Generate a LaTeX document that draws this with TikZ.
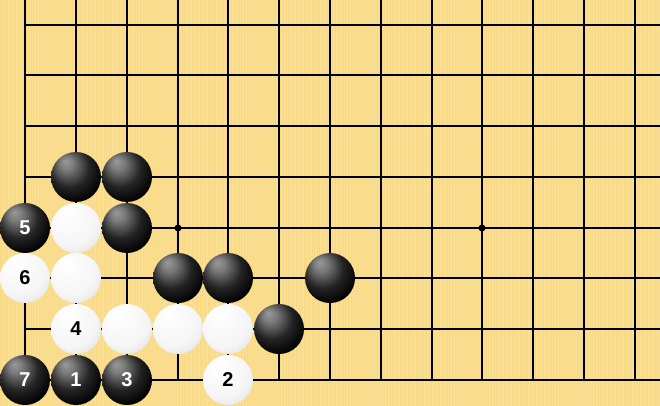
\documentclass[tikz,border=0pt]{standalone}
\usepackage{fontspec}
\setmainfont{Liberation Sans}
\newfontfamily\stonefont{Liberation Sans}[BoldFont={Liberation Sans Bold}]
\definecolor{board}{RGB}{250,222,145}
\definecolor{stripe}{RGB}{244,209,120}
\pgfdeclareradialshading{blackstone}{\pgfpoint{-11bp}{16bp}}{color(0bp)=(black!40); color(7bp)=(black!52); color(20bp)=(black!86); color(32bp)=(black); color(46bp)=(black); color(52bp)=(black!78)}
\pgfdeclareradialshading{whitestone}{\pgfpoint{-11bp}{16bp}}{color(0bp)=(white); color(26bp)=(black!4); color(42bp)=(black!16); color(52bp)=(black!36)}
\newcommand{\stonelabelfont}{\stonefont\bfseries\fontsize{20}{20}\selectfont}
\tikzset{
  gridline/.style={line width=1.6pt, black},
  stone/.style={circle, inner sep=0pt, minimum size=50pt, font=\stonelabelfont},
  bstone/.style={stone, shading=blackstone, text=white},
  wstone/.style={stone, shading=whitestone, text=black},
  hoshi/.style={circle, fill=black, inner sep=0pt, minimum size=7pt}
}
\newcommand{\gx}[1]{round(25.3+50.78*#1)}
\newcommand{\gy}[1]{round(380-50.78*#1)}
\begin{document}
\begin{tikzpicture}[x=1pt,y=-1pt]
\useasboundingbox (0,0) rectangle (660,406);
\fill[board] (0,0) rectangle (660,406);
\foreach \s in {0,2.6,...,660} {
  \draw[stripe, line width=0.8pt, opacity=0.45] (\s,0) -- (\s,406);
}
% grid
\foreach \i in {0,...,12} {
  \draw[gridline] ({\gx{\i}},0) -- ({\gx{\i}},{\gy{0}});
}
\foreach \j in {0,...,7} {
  \draw[gridline] ({\gx{0}},{\gy{\j}}) -- (660,{\gy{\j}});
}
% star points
\node[hoshi] (h1) at ({\gx{3}},{\gy{3}}) {};
\node[hoshi] (h2) at ({\gx{9}},{\gy{3}}) {};
% black stones
\node[bstone] (b41) at ({\gx{1}},{\gy{4}}) {};
\node[bstone] (b42) at ({\gx{2}},{\gy{4}}) {};
\node[bstone] (b5)  at ({\gx{0}},{\gy{3}}) {5};
\node[bstone] (b32) at ({\gx{2}},{\gy{3}}) {};
\node[bstone] (b23) at ({\gx{3}},{\gy{2}}) {};
\node[bstone] (b24) at ({\gx{4}},{\gy{2}}) {};
\node[bstone] (b26) at ({\gx{6}},{\gy{2}}) {};
\node[bstone] (b15) at ({\gx{5}},{\gy{1}}) {};
\node[bstone] (b7)  at ({\gx{0}},{\gy{0}}) {7};
\node[bstone] (b1)  at ({\gx{1}},{\gy{0}}) {1};
\node[bstone] (b3)  at ({\gx{2}},{\gy{0}}) {3};
% white stones
\node[wstone] (w31) at ({\gx{1}},{\gy{3}}) {};
\node[wstone] (w6)  at ({\gx{0}},{\gy{2}}) {6};
\node[wstone] (w21) at ({\gx{1}},{\gy{2}}) {};
\node[wstone] (w4)  at ({\gx{1}},{\gy{1}}) {4};
\node[wstone] (w12) at ({\gx{2}},{\gy{1}}) {};
\node[wstone] (w13) at ({\gx{3}},{\gy{1}}) {};
\node[wstone] (w14) at ({\gx{4}},{\gy{1}}) {};
\node[wstone] (w2)  at ({\gx{4}},{\gy{0}}) {2};
\end{tikzpicture}
\end{document}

..............................

**Directions for this task**
Output the lines above in full and exactly as given, omitting any pictures.

**Finished task**
Generate a LaTeX document that draws this with TikZ.
\documentclass[tikz,border=0pt]{standalone}
\usepackage{fontspec}
\setmainfont{Liberation Sans}
\newfontfamily\stonefont{Liberation Sans}[BoldFont={Liberation Sans Bold}]
\definecolor{board}{RGB}{250,222,145}
\definecolor{stripe}{RGB}{244,209,120}
\pgfdeclareradialshading{blackstone}{\pgfpoint{-11bp}{16bp}}{color(0bp)=(black!40); color(7bp)=(black!52); color(20bp)=(black!86); color(32bp)=(black); color(46bp)=(black); color(52bp)=(black!78)}
\pgfdeclareradialshading{whitestone}{\pgfpoint{-11bp}{16bp}}{color(0bp)=(white); color(26bp)=(black!4); color(42bp)=(black!16); color(52bp)=(black!36)}
\newcommand{\stonelabelfont}{\stonefont\bfseries\fontsize{20}{20}\selectfont}
\tikzset{
  gridline/.style={line width=1.6pt, black},
  stone/.style={circle, inner sep=0pt, minimum size=50pt, font=\stonelabelfont},
  bstone/.style={stone, shading=blackstone, text=white},
  wstone/.style={stone, shading=whitestone, text=black},
  hoshi/.style={circle, fill=black, inner sep=0pt, minimum size=7pt}
}
\newcommand{\gx}[1]{round(25.3+50.78*#1)}
\newcommand{\gy}[1]{round(380-50.78*#1)}
\begin{document}
\begin{tikzpicture}[x=1pt,y=-1pt]
\useasboundingbox (0,0) rectangle (660,406);
\fill[board] (0,0) rectangle (660,406);
\foreach \s in {0,2.6,...,660} {
  \draw[stripe, line width=0.8pt, opacity=0.45] (\s,0) -- (\s,406);
}
% grid
\foreach \i in {0,...,12} {
  \draw[gridline] ({\gx{\i}},0) -- ({\gx{\i}},{\gy{0}});
}
\foreach \j in {0,...,7} {
  \draw[gridline] ({\gx{0}},{\gy{\j}}) -- (660,{\gy{\j}});
}
% star points
\node[hoshi] (h1) at ({\gx{3}},{\gy{3}}) {};
\node[hoshi] (h2) at ({\gx{9}},{\gy{3}}) {};
% black stones
\node[bstone] (b41) at ({\gx{1}},{\gy{4}}) {};
\node[bstone] (b42) at ({\gx{2}},{\gy{4}}) {};
\node[bstone] (b5)  at ({\gx{0}},{\gy{3}}) {5};
\node[bstone] (b32) at ({\gx{2}},{\gy{3}}) {};
\node[bstone] (b23) at ({\gx{3}},{\gy{2}}) {};
\node[bstone] (b24) at ({\gx{4}},{\gy{2}}) {};
\node[bstone] (b26) at ({\gx{6}},{\gy{2}}) {};
\node[bstone] (b15) at ({\gx{5}},{\gy{1}}) {};
\node[bstone] (b7)  at ({\gx{0}},{\gy{0}}) {7};
\node[bstone] (b1)  at ({\gx{1}},{\gy{0}}) {1};
\node[bstone] (b3)  at ({\gx{2}},{\gy{0}}) {3};
% white stones
\node[wstone] (w31) at ({\gx{1}},{\gy{3}}) {};
\node[wstone] (w6)  at ({\gx{0}},{\gy{2}}) {6};
\node[wstone] (w21) at ({\gx{1}},{\gy{2}}) {};
\node[wstone] (w4)  at ({\gx{1}},{\gy{1}}) {4};
\node[wstone] (w12) at ({\gx{2}},{\gy{1}}) {};
\node[wstone] (w13) at ({\gx{3}},{\gy{1}}) {};
\node[wstone] (w14) at ({\gx{4}},{\gy{1}}) {};
\node[wstone] (w2)  at ({\gx{4}},{\gy{0}}) {2};
\end{tikzpicture}
\end{document}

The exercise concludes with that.